Fighter who averages more submission victories than the opponent wins 52.06% of the time.
Sample size: 1965


This is not a huge difference, but still a little bit better than random guess.

Now lets focus on the average submissions attempted instead of submission victories. If someone averages a lot of submission this usually shows that they are good at jiu jitsu even though they might not be able to finish the fight before the clock runs out.

In [24]:
data2 = pd.read_csv('../../data/ufc-master.csv')
data2 = data2[['B_fighter', 'R_fighter', 'B_avg_SUB_ATT', 'R_avg_SUB_ATT', 'Winner']]
hasvalue = (~data2['B_avg_SUB_ATT'].isnull()) & (~data2['R_avg_SUB_ATT'].isnull())
data2 = data2[hasvalue]
noeq2 = data2['B_avg_SUB_ATT'] != data2['R_avg_SUB_ATT']
data2 = data2[noeq2]

In [26]:
wins2 = 0
for i in range(len(data2)):
    if (data2['B_avg_SUB_ATT'].iloc[i] > data2['R_avg_SUB_ATT'].iloc[i]) & (data2['Winner'].iloc[i] == 'Blue'):
        wins2 += 1
    elif (data2['R_avg_SUB_ATT'].iloc[i] > data2['B_avg_SUB_ATT'].iloc[i]) & (data2['Winner'].iloc[i] == 'Red'):
        wins2 += 1
p2 = wins2 / len(data2)
print("Fighter who averages more submission attempts than the opponent wins " + str(round(p2 * 100, 2)) + "% of the time.")

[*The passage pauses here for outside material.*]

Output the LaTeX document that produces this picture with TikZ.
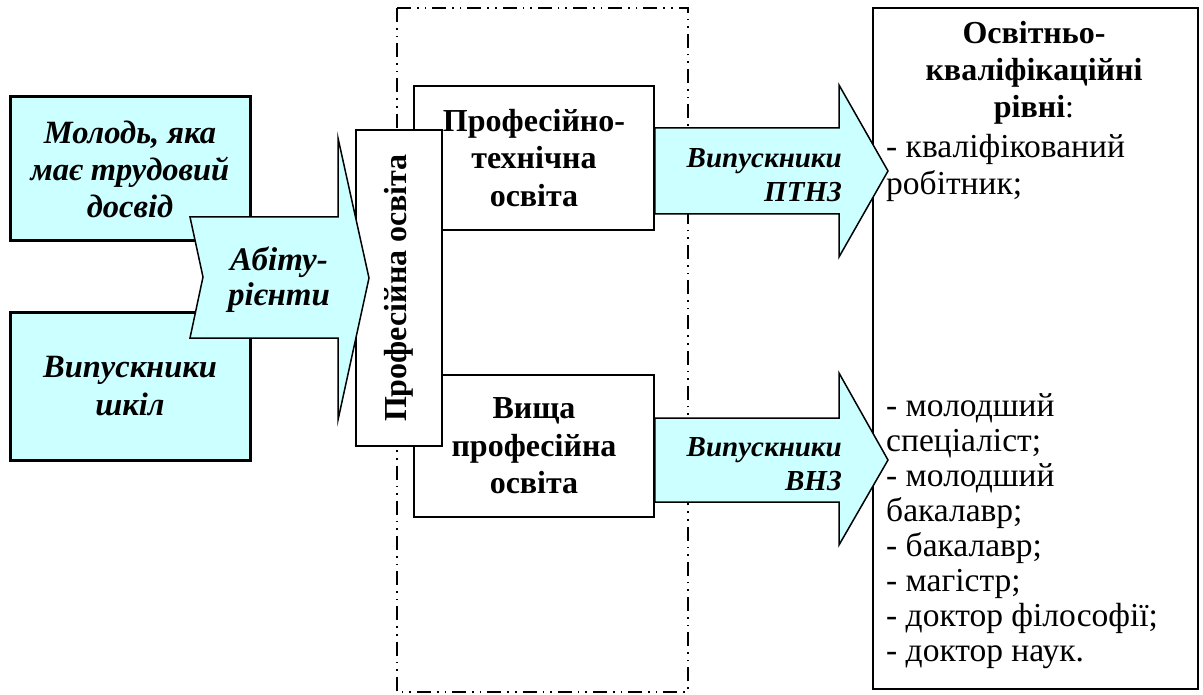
\documentclass[tikz,border=0pt]{standalone}
\usepackage{fontspec}
\setmainfont{Liberation Serif}
\definecolor{lcyan}{HTML}{CCFFFF}
\tikzset{
  thickbox/.style={draw, line width=3pt, fill=lcyan, inner sep=0pt},
  plainbox/.style={draw, line width=1.8pt, fill=white, inner sep=0pt},
  blockarrow/.style={draw, line width=1.5pt, fill=lcyan, line join=miter},
  frame/.style={draw, line width=1.4pt, dash pattern=on 14pt off 6pt on 1.6pt off 6pt on 1.6pt off 6pt},
  txt/.style={inner sep=0pt},
}
\begin{document}
\begin{tikzpicture}[x=1pt,y=-1pt]
\useasboundingbox (0,0) rectangle (1203,695);
% dash-dot frame
\draw[frame] (397,8) rectangle (688,692);
% left boxes
\node[thickbox, minimum width=240pt, minimum height=144pt] (b1) at (130,169) {};
\node[txt, align=center, font=\fontsize{32.5}{37}\selectfont\bfseries\itshape] (t1) at (b1.center) {Молодь, яка\\має трудовий\\досвід};
\node[thickbox, minimum width=240pt, minimum height=147pt] (b2) at (130,386.5) {};
\node[txt, align=center, font=\fontsize{32.5}{38}\selectfont\bfseries\itshape] (t2) at (b2.center) {Випускники\\шкіл};
% right boxes of the frame
\node[plainbox, minimum width=240pt, minimum height=144pt] (pto) at (534,158) {};
\node[txt, align=center, font=\fontsize{32}{37.5}\selectfont\bfseries] at (pto.center) {Професійно-\\технічна\\освіта};
\node[plainbox, minimum width=240pt, minimum height=142pt] (vpo) at (534,446) {};
\node[txt, align=center, font=\fontsize{32}{37.5}\selectfont\bfseries] at (vpo.center) {Вища\\професійна\\освіта};
% vertical box
\node[plainbox, minimum width=86pt, minimum height=316pt] (po) at (399,288) {};
\node[txt, rotate=90, font=\fontsize{32}{36}\selectfont\bfseries] at (po.center) {Професійна освіта};
% abiturient arrow
\coordinate (abtip) at (369,278);
\draw[blockarrow] (190,217) -- (203,277) -- (190,338) -- (338,338) -- (338,420) -- (abtip) -- (338,138) -- (338,217) -- cycle;
\node[txt, align=center, font=\fontsize{33}{35}\selectfont\bfseries\itshape] (ab) at (279,280) {Абіту-\\рієнти};
% right box
\node[draw, line width=1.8pt, inner sep=0pt, minimum width=325pt, minimum height=681pt] (okr) at (1035.5,348.5) {};
% output arrows
\draw[blockarrow] (pto.east |- 0,128) -- (839,128) -- (839,85) -- (888,171) -- (839,257) -- (839,214) -- (pto.east |- 0,214) -- cycle;
\node[txt, anchor=east, align=right, font=\fontsize{29}{34}\selectfont\bfseries\itshape] (ptnz) at (842,175) {Випускники\\ПТНЗ};
\draw[blockarrow] (vpo.east |- 0,418) -- (839,418) -- (839,373) -- (888,460) -- (839,545) -- (839,502) -- (vpo.east |- 0,502) -- cycle;
\node[txt, anchor=east, align=right, font=\fontsize{29}{34}\selectfont\bfseries\itshape] (vnz) at (842,464) {Випускники\\ВНЗ};
% text in right box
\node[txt, align=center, font=\fontsize{32}{37}\selectfont] (head) at (1034,73) {\textbf{Освітньо-}\\\textbf{кваліфікаційні}\\\textbf{рівні}:};
\node[txt, anchor=west, align=left, font=\fontsize{33.5}{37}\selectfont] (l1) at (886,168) {- кваліфікований\\робітник;};
\node[txt, anchor=west, align=left, font=\fontsize{33.5}{35}\selectfont] (l2) at (886,531) {- молодший\\спеціаліст;\\- молодший\\бакалавр;\\- бакалавр;\\- магістр;\\- доктор філософії;\\- доктор наук.};
\end{tikzpicture}
\end{document}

Fighter who averages more submission attempts than the opponent wins 52.71% of the time.


This is a slighlty better indicator than the number of submission victories.
Now we are going to check the win rate where one of the fighters is in the top 10% of submissions attempted per fight.

In [39]:
print(data2['B_avg_SUB_ATT'].describe(percentiles=[.9])['90%'])
print(data2['R_avg_SUB_ATT'].describe(percentiles=[.9])['90%'])
t = data2['B_avg_SUB_ATT'].describe(percentiles=[.9])['90%']
threshold = (data2['B_avg_SUB_ATT'] >= t) | (data2['R_avg_SUB_ATT'] >= t)
data3 = data2[threshold]

1.4
1.333333333


In [40]:
wins3 = 0
for i in range(len(data3)):
    if (data3['B_avg_SUB_ATT'].iloc[i] > data3['R_avg_SUB_ATT'].iloc[i]) & (data3['Winner'].iloc[i] == 'Blue'):
        wins3 += 1
    elif (data3['R_avg_SUB_ATT'].iloc[i] > data3['B_avg_SUB_ATT'].iloc[i]) & (data3['Winner'].iloc[i] == 'Red'):
        wins3 += 1
p3 = wins3 / len(data3)
print("Fighter who averages more submission attempts than the opponent wins " + str(round(p3 * 100, 2)) + "% of the time.")

Fighter who averages more submission attempts than the opponent wins 50.57% of the time.


From this we can conclude that the number of submission is not a good indicator of who is going to win, because the win rate dropped instead.